### Dataset excerpt
--------
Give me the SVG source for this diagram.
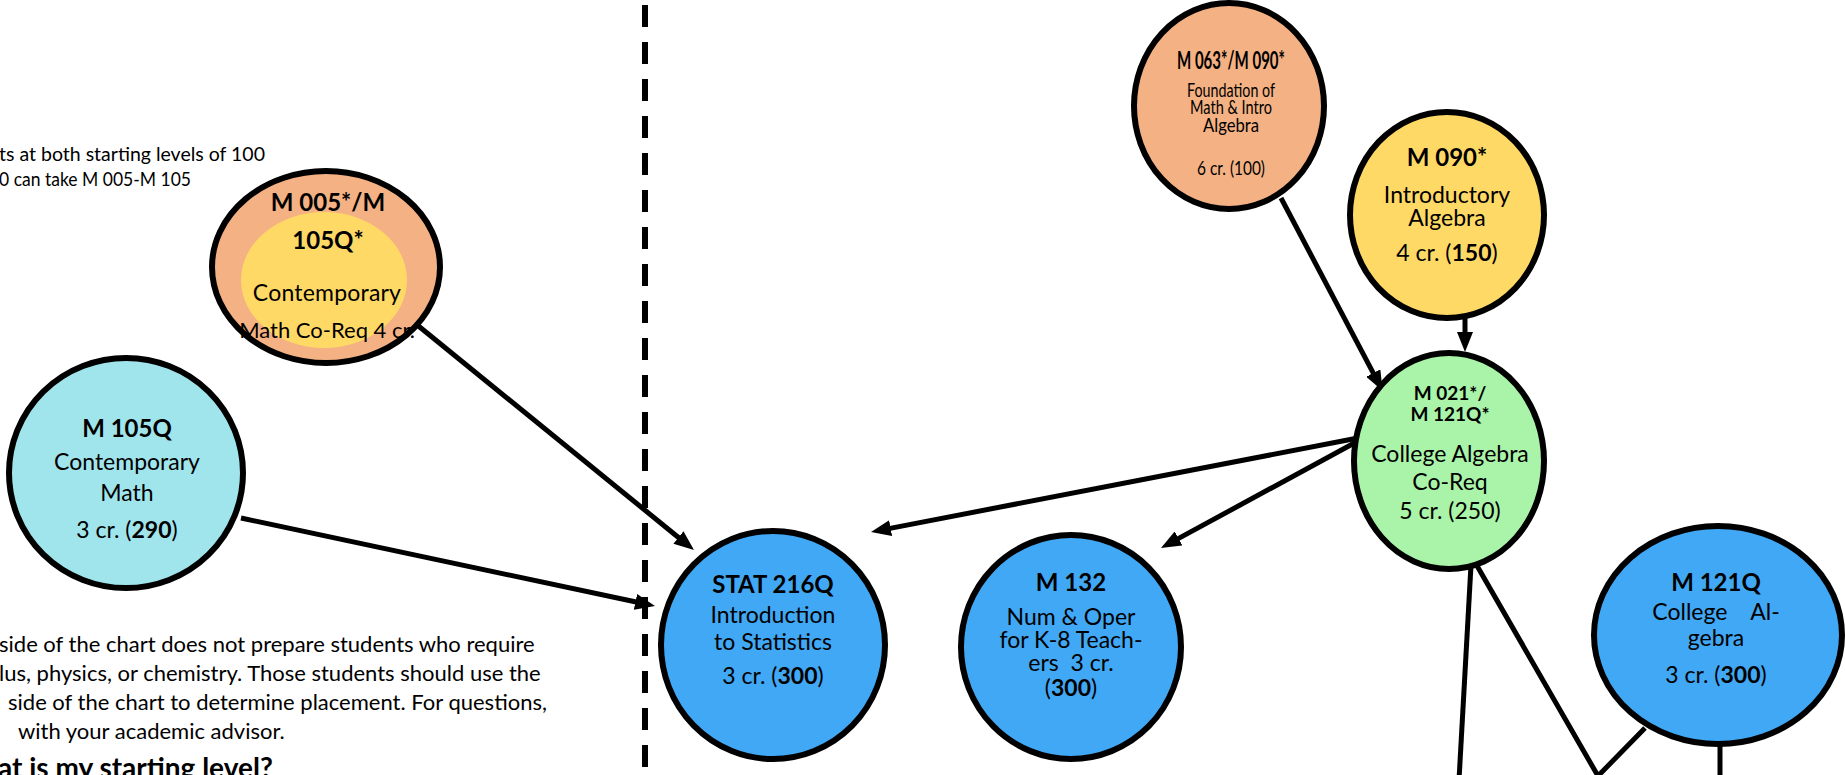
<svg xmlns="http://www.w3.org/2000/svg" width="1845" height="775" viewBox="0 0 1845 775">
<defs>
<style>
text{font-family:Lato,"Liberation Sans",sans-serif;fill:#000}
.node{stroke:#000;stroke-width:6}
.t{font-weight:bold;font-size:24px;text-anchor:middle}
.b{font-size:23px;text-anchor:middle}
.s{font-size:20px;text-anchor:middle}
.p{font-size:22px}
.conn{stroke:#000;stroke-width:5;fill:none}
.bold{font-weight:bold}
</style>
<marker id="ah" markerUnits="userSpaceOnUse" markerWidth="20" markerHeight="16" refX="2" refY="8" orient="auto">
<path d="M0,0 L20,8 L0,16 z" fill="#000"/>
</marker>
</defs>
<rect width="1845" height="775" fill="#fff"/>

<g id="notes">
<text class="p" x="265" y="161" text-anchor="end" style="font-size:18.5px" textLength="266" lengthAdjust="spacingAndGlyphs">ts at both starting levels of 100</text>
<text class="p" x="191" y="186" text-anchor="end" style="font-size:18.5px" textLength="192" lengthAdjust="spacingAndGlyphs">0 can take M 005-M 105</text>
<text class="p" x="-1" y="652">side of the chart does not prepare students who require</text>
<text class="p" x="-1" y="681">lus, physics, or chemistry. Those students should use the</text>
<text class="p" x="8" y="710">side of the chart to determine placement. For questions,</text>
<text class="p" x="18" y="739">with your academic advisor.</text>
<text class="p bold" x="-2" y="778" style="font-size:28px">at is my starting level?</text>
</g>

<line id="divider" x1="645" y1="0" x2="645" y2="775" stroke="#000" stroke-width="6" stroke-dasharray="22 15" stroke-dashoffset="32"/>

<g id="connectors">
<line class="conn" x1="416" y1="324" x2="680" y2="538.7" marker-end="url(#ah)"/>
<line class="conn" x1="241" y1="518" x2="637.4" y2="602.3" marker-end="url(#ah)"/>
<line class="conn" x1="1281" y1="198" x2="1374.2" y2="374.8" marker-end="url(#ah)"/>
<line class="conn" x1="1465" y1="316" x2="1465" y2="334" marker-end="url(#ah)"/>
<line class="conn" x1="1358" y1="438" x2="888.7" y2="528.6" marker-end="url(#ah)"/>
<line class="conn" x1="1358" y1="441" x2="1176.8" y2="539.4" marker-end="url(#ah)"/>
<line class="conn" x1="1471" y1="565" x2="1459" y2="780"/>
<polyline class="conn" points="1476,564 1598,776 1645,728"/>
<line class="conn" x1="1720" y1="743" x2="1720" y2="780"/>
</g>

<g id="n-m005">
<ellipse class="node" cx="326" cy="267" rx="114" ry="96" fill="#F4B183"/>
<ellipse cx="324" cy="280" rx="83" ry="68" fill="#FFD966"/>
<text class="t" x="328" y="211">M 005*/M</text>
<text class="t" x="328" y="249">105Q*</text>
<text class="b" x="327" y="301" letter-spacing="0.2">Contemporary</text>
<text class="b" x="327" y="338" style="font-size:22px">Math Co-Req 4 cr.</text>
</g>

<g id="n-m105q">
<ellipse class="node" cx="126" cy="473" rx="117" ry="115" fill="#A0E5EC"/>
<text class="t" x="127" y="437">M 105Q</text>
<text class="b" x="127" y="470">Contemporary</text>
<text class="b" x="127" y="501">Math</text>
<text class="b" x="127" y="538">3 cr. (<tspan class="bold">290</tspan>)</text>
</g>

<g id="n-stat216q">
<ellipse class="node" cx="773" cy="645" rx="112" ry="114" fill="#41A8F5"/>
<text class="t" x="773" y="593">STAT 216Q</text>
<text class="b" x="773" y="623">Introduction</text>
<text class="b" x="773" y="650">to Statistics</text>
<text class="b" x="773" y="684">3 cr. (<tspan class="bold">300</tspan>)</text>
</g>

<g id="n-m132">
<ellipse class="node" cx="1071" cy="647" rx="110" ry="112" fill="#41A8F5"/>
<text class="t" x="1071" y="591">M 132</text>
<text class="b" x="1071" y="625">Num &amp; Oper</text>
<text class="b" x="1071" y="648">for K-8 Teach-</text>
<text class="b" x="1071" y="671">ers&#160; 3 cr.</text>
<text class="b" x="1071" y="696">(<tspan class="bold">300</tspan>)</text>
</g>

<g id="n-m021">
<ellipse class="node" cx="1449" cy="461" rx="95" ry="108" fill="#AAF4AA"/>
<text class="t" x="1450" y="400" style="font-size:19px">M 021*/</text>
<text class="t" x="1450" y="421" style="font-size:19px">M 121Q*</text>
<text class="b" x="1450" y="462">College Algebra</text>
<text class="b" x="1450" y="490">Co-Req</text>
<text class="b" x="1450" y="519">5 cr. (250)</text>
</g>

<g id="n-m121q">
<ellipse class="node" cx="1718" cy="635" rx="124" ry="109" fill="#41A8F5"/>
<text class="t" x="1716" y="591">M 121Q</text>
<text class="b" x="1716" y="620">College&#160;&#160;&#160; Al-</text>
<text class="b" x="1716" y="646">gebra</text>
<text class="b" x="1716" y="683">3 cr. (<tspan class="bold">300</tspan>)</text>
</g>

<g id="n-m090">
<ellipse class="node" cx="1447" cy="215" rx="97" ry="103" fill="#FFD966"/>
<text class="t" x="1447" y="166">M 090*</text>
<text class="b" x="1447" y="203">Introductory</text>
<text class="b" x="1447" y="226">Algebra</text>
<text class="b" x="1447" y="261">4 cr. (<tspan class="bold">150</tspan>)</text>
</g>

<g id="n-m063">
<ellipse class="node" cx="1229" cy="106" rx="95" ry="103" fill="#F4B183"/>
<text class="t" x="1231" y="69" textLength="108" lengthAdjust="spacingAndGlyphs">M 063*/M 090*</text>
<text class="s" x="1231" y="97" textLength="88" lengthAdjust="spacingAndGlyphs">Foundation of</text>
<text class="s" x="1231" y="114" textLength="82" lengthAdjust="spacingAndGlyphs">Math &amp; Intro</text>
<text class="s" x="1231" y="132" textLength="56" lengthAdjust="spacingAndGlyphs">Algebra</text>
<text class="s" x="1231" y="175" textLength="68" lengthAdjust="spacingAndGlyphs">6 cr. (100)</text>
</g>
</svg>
--------
### Task to complete
Write out the listing above again, exactly, but with no pictures in the copy.

### Exercise response
Give me the SVG source for this diagram.
<svg xmlns="http://www.w3.org/2000/svg" width="1845" height="775" viewBox="0 0 1845 775">
<defs>
<style>
text{font-family:Lato,"Liberation Sans",sans-serif;fill:#000}
.node{stroke:#000;stroke-width:6}
.t{font-weight:bold;font-size:24px;text-anchor:middle}
.b{font-size:23px;text-anchor:middle}
.s{font-size:20px;text-anchor:middle}
.p{font-size:22px}
.conn{stroke:#000;stroke-width:5;fill:none}
.bold{font-weight:bold}
</style>
<marker id="ah" markerUnits="userSpaceOnUse" markerWidth="20" markerHeight="16" refX="2" refY="8" orient="auto">
<path d="M0,0 L20,8 L0,16 z" fill="#000"/>
</marker>
</defs>
<rect width="1845" height="775" fill="#fff"/>

<g id="notes">
<text class="p" x="265" y="161" text-anchor="end" style="font-size:18.5px" textLength="266" lengthAdjust="spacingAndGlyphs">ts at both starting levels of 100</text>
<text class="p" x="191" y="186" text-anchor="end" style="font-size:18.5px" textLength="192" lengthAdjust="spacingAndGlyphs">0 can take M 005-M 105</text>
<text class="p" x="-1" y="652">side of the chart does not prepare students who require</text>
<text class="p" x="-1" y="681">lus, physics, or chemistry. Those students should use the</text>
<text class="p" x="8" y="710">side of the chart to determine placement. For questions,</text>
<text class="p" x="18" y="739">with your academic advisor.</text>
<text class="p bold" x="-2" y="778" style="font-size:28px">at is my starting level?</text>
</g>

<line id="divider" x1="645" y1="0" x2="645" y2="775" stroke="#000" stroke-width="6" stroke-dasharray="22 15" stroke-dashoffset="32"/>

<g id="connectors">
<line class="conn" x1="416" y1="324" x2="680" y2="538.7" marker-end="url(#ah)"/>
<line class="conn" x1="241" y1="518" x2="637.4" y2="602.3" marker-end="url(#ah)"/>
<line class="conn" x1="1281" y1="198" x2="1374.2" y2="374.8" marker-end="url(#ah)"/>
<line class="conn" x1="1465" y1="316" x2="1465" y2="334" marker-end="url(#ah)"/>
<line class="conn" x1="1358" y1="438" x2="888.7" y2="528.6" marker-end="url(#ah)"/>
<line class="conn" x1="1358" y1="441" x2="1176.8" y2="539.4" marker-end="url(#ah)"/>
<line class="conn" x1="1471" y1="565" x2="1459" y2="780"/>
<polyline class="conn" points="1476,564 1598,776 1645,728"/>
<line class="conn" x1="1720" y1="743" x2="1720" y2="780"/>
</g>

<g id="n-m005">
<ellipse class="node" cx="326" cy="267" rx="114" ry="96" fill="#F4B183"/>
<ellipse cx="324" cy="280" rx="83" ry="68" fill="#FFD966"/>
<text class="t" x="328" y="211">M 005*/M</text>
<text class="t" x="328" y="249">105Q*</text>
<text class="b" x="327" y="301" letter-spacing="0.2">Contemporary</text>
<text class="b" x="327" y="338" style="font-size:22px">Math Co-Req 4 cr.</text>
</g>

<g id="n-m105q">
<ellipse class="node" cx="126" cy="473" rx="117" ry="115" fill="#A0E5EC"/>
<text class="t" x="127" y="437">M 105Q</text>
<text class="b" x="127" y="470">Contemporary</text>
<text class="b" x="127" y="501">Math</text>
<text class="b" x="127" y="538">3 cr. (<tspan class="bold">290</tspan>)</text>
</g>

<g id="n-stat216q">
<ellipse class="node" cx="773" cy="645" rx="112" ry="114" fill="#41A8F5"/>
<text class="t" x="773" y="593">STAT 216Q</text>
<text class="b" x="773" y="623">Introduction</text>
<text class="b" x="773" y="650">to Statistics</text>
<text class="b" x="773" y="684">3 cr. (<tspan class="bold">300</tspan>)</text>
</g>

<g id="n-m132">
<ellipse class="node" cx="1071" cy="647" rx="110" ry="112" fill="#41A8F5"/>
<text class="t" x="1071" y="591">M 132</text>
<text class="b" x="1071" y="625">Num &amp; Oper</text>
<text class="b" x="1071" y="648">for K-8 Teach-</text>
<text class="b" x="1071" y="671">ers&#160; 3 cr.</text>
<text class="b" x="1071" y="696">(<tspan class="bold">300</tspan>)</text>
</g>

<g id="n-m021">
<ellipse class="node" cx="1449" cy="461" rx="95" ry="108" fill="#AAF4AA"/>
<text class="t" x="1450" y="400" style="font-size:19px">M 021*/</text>
<text class="t" x="1450" y="421" style="font-size:19px">M 121Q*</text>
<text class="b" x="1450" y="462">College Algebra</text>
<text class="b" x="1450" y="490">Co-Req</text>
<text class="b" x="1450" y="519">5 cr. (250)</text>
</g>

<g id="n-m121q">
<ellipse class="node" cx="1718" cy="635" rx="124" ry="109" fill="#41A8F5"/>
<text class="t" x="1716" y="591">M 121Q</text>
<text class="b" x="1716" y="620">College&#160;&#160;&#160; Al-</text>
<text class="b" x="1716" y="646">gebra</text>
<text class="b" x="1716" y="683">3 cr. (<tspan class="bold">300</tspan>)</text>
</g>

<g id="n-m090">
<ellipse class="node" cx="1447" cy="215" rx="97" ry="103" fill="#FFD966"/>
<text class="t" x="1447" y="166">M 090*</text>
<text class="b" x="1447" y="203">Introductory</text>
<text class="b" x="1447" y="226">Algebra</text>
<text class="b" x="1447" y="261">4 cr. (<tspan class="bold">150</tspan>)</text>
</g>

<g id="n-m063">
<ellipse class="node" cx="1229" cy="106" rx="95" ry="103" fill="#F4B183"/>
<text class="t" x="1231" y="69" textLength="108" lengthAdjust="spacingAndGlyphs">M 063*/M 090*</text>
<text class="s" x="1231" y="97" textLength="88" lengthAdjust="spacingAndGlyphs">Foundation of</text>
<text class="s" x="1231" y="114" textLength="82" lengthAdjust="spacingAndGlyphs">Math &amp; Intro</text>
<text class="s" x="1231" y="132" textLength="56" lengthAdjust="spacingAndGlyphs">Algebra</text>
<text class="s" x="1231" y="175" textLength="68" lengthAdjust="spacingAndGlyphs">6 cr. (100)</text>
</g>
</svg>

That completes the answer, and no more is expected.